Addressing the $10,000 increase in shared building expenses, Gaughan said, “There’s an anticipated cost relating to a roof repair. Since the village hall houses the police department, fire department, etc., the cost for repairing the village hall’s roof comes from shared buildings.” The increase brings the total for shared buildings to $57,301.

Changing the formula

“It takes a lot of hard work, which was initiated in February by our treasurer, Catherine Hasbrouke,” said the mayor, referring to the crafting of the budget. By May 31, Hasbrouke will have assembled a complete budget to be sent to the office of the state comptroller, Thomas P. DiNapoli.

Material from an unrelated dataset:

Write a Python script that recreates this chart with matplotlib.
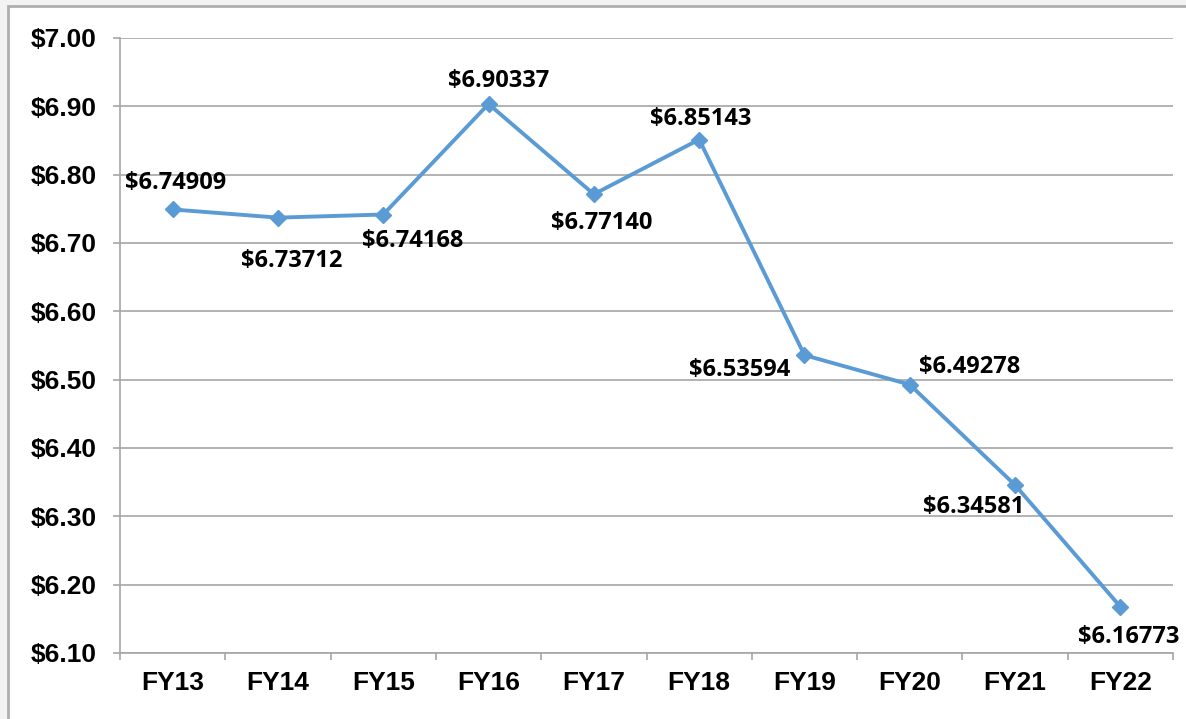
#!/usr/bin/env python
# -*- coding: utf-8 -*-
import matplotlib
matplotlib.use("Agg")
from matplotlib import pyplot as plt
from matplotlib.patches import Rectangle
from matplotlib.ticker import FixedLocator, FuncFormatter

years  = ["FY13", "FY14", "FY15", "FY16", "FY17", "FY18", "FY19", "FY20", "FY21", "FY22"]
values = [6.74909, 6.73712, 6.74168, 6.90337, 6.77140, 6.85143, 6.53594, 6.49278, 6.34581, 6.16773]
# label offsets in pixels (dx, dy) from each point
label_offsets = [(3, 26), (14, -43), (29, -26), (10, 23), (8, -29),
                 (2, 21), (-65, -15), (60, 18), (-41, -22), (8, -30)]
y_ticks = [6.10, 6.20, 6.30, 6.40, 6.50, 6.60, 6.70, 6.80, 6.90, 7.00]

W, H = 1186, 719
fig = plt.figure(figsize=(W / 100, H / 100), dpi=100)
fig.patch.set_facecolor("#F3F3F3")
# white chart frame with gray border (runs off the right/bottom edges)
fig.patches.append(Rectangle((8 / W, -0.05), 1.1, 1 - 6 / H + 0.05,
                             transform=fig.transFigure, facecolor="white",
                             edgecolor="#AFAFAF", linewidth=2, zorder=-10))

ax = fig.add_axes([120 / W, 66 / H, (1173 - 120) / W, (653 - 38) / H], zorder=5)
ax.set_facecolor("none")

xs = list(range(len(years)))
ax.plot(xs, values, color="#5B9BD5", linewidth=2.8, marker="D", markersize=8.5,
        zorder=3, clip_on=False)

for x, v, (dx, dy) in zip(xs, values, label_offsets):
    ax.annotate("${:.5f}".format(v), (x, v), xytext=(dx, dy), textcoords="offset pixels",
                ha="center", va="center", fontsize=17, fontweight="bold",
                family="Open Sans", color="black", zorder=4)

ax.set_xlim(-0.5, len(years) - 0.5)
ax.set_ylim(6.10, 7.00)

ax.yaxis.set_major_locator(FixedLocator(y_ticks))
ax.yaxis.set_major_formatter(FuncFormatter(lambda v, _: "${:.2f}".format(v)))
ax.grid(axis="y", color="#A6A6A6", linewidth=1.2, zorder=1)
ax.set_axisbelow(True)

# category ticks between labels, labels at centers
ax.xaxis.set_major_locator(FixedLocator([i - 0.5 for i in range(len(years) + 1)]))
ax.xaxis.set_major_formatter(FuncFormatter(lambda v, _: ""))
ax.xaxis.set_minor_locator(FixedLocator(xs))
ax.set_xticklabels(years, minor=True)

for s in ["top", "right"]:
    ax.spines[s].set_visible(False)
for s in ["left", "bottom"]:
    ax.spines[s].set_color("#A6A6A6")
    ax.spines[s].set_linewidth(1.2)

ax.tick_params(axis="y", which="major", length=5, width=1.2, color="#A6A6A6",
               labelsize=19, pad=12)
ax.tick_params(axis="x", which="major", length=5, width=1.2, color="#A6A6A6")
ax.tick_params(axis="x", which="minor", length=0, labelsize=19, pad=13)
for lab in ax.get_yticklabels() + ax.get_xticklabels(minor=True):
    lab.set_fontweight("bold")
    lab.set_family("Liberation Sans")

fig.savefig("out.png", dpi=100, facecolor=fig.get_facecolor())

This year, the comptroller is pushing for changes that could dramatically affect future village budgets.

In a recent report, DiNapoli called for an overhaul in state aid to towns and villages. In his report, the comptroller states that there are 279 small villages in New York State that should collectively be receiving millions in additional state aid.

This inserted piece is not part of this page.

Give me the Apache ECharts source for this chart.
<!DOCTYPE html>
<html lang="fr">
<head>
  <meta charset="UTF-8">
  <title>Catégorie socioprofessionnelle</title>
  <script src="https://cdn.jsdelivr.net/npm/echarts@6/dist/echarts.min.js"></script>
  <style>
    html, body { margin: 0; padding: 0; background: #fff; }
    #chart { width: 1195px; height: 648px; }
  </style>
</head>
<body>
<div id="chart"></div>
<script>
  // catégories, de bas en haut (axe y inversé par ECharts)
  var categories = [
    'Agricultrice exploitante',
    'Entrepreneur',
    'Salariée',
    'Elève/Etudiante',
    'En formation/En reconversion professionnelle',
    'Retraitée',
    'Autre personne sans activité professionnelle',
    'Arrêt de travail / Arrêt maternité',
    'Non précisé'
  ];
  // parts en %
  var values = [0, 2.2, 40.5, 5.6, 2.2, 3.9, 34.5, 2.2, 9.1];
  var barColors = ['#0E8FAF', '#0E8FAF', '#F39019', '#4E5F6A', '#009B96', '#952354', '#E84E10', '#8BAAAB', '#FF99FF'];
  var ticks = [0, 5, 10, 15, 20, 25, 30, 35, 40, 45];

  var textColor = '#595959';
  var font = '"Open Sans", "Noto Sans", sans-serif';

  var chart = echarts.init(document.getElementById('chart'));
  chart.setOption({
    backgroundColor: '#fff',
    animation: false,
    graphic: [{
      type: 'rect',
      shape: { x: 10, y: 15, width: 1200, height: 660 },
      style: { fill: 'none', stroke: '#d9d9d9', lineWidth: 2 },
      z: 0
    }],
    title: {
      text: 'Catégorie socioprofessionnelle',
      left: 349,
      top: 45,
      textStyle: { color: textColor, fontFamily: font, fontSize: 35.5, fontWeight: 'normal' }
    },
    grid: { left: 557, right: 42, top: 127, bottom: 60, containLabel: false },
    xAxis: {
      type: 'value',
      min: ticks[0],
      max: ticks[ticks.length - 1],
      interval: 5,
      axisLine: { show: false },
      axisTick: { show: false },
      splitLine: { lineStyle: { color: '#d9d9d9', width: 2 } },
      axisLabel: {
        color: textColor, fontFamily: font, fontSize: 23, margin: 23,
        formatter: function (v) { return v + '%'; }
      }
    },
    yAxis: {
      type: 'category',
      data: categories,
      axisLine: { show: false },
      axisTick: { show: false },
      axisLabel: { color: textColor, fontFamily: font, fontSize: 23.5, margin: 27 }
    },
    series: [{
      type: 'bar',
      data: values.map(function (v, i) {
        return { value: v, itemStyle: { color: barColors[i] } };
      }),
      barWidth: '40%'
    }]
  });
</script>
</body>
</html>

Mayor Gaughan said that, on a practical level, since Altamont gets such a small amount of money from the state — about $5,000 — DiNapoli’s report makes little difference.

“Philosophically though,” said Gaughan, “I would be concerned because to reduce funds across the board to small places puts a larger burden on them.”

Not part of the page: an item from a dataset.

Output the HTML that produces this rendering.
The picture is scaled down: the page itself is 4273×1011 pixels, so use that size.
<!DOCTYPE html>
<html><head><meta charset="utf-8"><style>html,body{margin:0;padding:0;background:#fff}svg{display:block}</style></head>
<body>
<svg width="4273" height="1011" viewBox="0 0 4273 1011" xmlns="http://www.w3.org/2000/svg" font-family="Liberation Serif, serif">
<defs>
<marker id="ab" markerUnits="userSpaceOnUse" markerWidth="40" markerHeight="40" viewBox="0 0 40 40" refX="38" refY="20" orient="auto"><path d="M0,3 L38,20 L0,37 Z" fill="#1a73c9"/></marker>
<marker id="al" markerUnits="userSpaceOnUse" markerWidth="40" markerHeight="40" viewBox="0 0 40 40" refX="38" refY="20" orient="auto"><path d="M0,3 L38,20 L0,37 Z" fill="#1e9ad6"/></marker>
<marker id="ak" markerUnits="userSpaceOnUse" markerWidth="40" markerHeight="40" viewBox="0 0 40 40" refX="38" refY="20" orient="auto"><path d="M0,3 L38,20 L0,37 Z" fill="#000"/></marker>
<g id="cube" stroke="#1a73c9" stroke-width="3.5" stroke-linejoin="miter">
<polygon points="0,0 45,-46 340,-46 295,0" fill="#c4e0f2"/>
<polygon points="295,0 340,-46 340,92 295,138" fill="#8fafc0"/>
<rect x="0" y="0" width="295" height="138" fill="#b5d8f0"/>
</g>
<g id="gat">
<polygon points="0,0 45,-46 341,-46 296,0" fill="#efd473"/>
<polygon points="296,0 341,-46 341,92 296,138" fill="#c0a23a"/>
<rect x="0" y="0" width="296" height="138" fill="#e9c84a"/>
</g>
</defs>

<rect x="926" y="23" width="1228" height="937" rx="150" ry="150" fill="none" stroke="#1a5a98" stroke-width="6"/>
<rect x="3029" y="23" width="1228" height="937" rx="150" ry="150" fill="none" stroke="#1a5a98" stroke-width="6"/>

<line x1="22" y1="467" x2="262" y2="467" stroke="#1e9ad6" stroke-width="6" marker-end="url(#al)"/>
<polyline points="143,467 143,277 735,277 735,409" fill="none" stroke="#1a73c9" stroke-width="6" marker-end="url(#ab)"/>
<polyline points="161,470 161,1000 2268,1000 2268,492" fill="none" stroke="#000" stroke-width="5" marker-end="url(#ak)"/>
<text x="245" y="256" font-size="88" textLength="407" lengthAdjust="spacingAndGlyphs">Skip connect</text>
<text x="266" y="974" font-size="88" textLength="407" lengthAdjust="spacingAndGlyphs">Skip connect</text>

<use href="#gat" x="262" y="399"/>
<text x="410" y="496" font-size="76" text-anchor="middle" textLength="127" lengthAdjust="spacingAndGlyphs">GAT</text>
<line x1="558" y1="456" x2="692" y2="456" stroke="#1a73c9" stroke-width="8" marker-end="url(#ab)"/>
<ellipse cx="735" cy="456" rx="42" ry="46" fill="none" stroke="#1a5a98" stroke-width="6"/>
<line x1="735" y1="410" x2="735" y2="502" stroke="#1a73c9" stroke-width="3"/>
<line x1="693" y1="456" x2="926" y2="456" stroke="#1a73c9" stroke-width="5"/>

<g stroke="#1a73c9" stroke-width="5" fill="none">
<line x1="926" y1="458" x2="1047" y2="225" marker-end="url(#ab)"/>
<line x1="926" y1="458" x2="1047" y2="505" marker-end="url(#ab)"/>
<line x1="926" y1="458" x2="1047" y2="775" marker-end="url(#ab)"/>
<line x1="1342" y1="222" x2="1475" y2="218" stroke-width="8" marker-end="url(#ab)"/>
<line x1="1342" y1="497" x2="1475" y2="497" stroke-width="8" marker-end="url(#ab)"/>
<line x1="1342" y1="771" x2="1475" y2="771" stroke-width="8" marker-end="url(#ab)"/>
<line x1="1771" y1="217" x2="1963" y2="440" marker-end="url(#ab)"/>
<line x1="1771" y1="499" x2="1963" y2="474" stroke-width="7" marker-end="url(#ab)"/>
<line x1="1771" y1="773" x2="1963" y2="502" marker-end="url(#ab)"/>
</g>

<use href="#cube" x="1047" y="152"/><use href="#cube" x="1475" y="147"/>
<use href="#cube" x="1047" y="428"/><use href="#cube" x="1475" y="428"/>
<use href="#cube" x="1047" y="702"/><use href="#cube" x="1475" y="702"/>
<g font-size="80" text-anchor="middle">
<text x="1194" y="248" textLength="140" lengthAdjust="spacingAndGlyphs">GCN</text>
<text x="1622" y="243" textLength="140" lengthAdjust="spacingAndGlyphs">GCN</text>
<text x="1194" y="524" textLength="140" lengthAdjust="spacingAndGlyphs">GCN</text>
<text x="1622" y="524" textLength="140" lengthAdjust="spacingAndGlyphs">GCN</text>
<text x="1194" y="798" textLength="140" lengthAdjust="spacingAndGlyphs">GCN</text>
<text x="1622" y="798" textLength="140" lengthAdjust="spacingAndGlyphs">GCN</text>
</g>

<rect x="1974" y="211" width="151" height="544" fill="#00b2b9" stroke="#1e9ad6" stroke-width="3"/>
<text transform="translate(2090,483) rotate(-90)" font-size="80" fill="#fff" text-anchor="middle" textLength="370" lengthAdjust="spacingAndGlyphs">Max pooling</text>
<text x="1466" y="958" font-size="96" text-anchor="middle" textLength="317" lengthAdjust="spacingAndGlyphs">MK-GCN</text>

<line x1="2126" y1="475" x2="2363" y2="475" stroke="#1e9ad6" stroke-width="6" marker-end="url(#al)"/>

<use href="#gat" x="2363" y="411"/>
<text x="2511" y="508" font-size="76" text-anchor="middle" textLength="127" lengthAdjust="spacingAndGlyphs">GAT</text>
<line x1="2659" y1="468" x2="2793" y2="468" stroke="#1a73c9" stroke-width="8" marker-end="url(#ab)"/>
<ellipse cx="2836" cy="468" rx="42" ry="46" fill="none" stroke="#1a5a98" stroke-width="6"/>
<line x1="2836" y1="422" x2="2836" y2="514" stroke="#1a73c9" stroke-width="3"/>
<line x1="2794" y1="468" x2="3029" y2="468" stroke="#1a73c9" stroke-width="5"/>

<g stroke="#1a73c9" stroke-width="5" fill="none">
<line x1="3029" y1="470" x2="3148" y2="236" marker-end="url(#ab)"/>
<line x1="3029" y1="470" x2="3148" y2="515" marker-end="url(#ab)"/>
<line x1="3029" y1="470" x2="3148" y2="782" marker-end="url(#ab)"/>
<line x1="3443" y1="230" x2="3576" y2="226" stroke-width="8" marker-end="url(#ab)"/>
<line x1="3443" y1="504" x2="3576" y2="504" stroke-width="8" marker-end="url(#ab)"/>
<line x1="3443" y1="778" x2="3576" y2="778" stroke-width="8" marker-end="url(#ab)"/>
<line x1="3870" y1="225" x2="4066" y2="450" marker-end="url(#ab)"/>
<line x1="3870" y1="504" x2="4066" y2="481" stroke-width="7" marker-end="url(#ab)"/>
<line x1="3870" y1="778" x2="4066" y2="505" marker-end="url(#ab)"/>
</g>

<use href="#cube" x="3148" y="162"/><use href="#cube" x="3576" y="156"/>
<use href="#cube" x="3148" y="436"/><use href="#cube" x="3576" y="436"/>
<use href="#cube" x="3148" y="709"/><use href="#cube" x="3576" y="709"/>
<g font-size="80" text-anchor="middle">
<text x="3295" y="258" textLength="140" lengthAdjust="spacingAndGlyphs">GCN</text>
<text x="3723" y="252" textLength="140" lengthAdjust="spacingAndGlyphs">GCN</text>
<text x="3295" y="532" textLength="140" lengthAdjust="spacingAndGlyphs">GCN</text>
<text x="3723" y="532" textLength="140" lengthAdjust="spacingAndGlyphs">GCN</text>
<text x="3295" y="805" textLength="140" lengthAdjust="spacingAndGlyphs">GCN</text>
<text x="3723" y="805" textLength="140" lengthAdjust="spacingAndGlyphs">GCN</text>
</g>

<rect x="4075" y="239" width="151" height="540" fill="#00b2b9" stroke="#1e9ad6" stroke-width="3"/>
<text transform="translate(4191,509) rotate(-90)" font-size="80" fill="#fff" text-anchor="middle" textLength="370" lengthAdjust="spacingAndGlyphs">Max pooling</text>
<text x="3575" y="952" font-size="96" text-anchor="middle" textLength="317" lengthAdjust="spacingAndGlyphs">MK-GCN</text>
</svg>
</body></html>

He concluded, “I’d like to have input into these decisions.”

“The current formula for state aid ignores the reality that many villages and towns have surpassed cities in size and provide similar services,” DiNapoli said in his report. “In the interest of fairness, the state’s decades-old revenue sharing formula needs to change.”

The report goes on to say that “the current revenue sharing distribution is based on a formula that is almost 50 years old and an increasingly outdated municipal classification system.”

The comptroller is favoring a revision of criteria for revenue sharing, focusing less on a municipality’s label, and more on the needs of residents, the services it provides, and the condition of its economic condition.

As of right now, Mayor Gaughan sees good things ahead for the village, he said. “I’m proud of the entire budget and the work that all of the department heads did.”

Other business

In other business, at its April 1 meeting, the village board:

— Deferred until next month on formation of a committee on the historic Crounse house. The village and the town of Guilderland bought the empty house from the county with the intent of restoring it for use by senior residents;

— Voted unanimously in favor of the construction of a 2,550 square foot SEFCU building at the intersection of Route 146 and Gun Club Road. [For more on this, look under “archives” at www.altamontenterprise.com, for April 3];

— Voted unanimously in favor of a public hearing, to be held at the regular May 6 village board meeting, regarding John Donato’s request to rezone his Altamont Lanes Bowling Center as apartments; and

— Voted unanimously to appoint Trustee William Aylward as village marriage officer for one year without pay.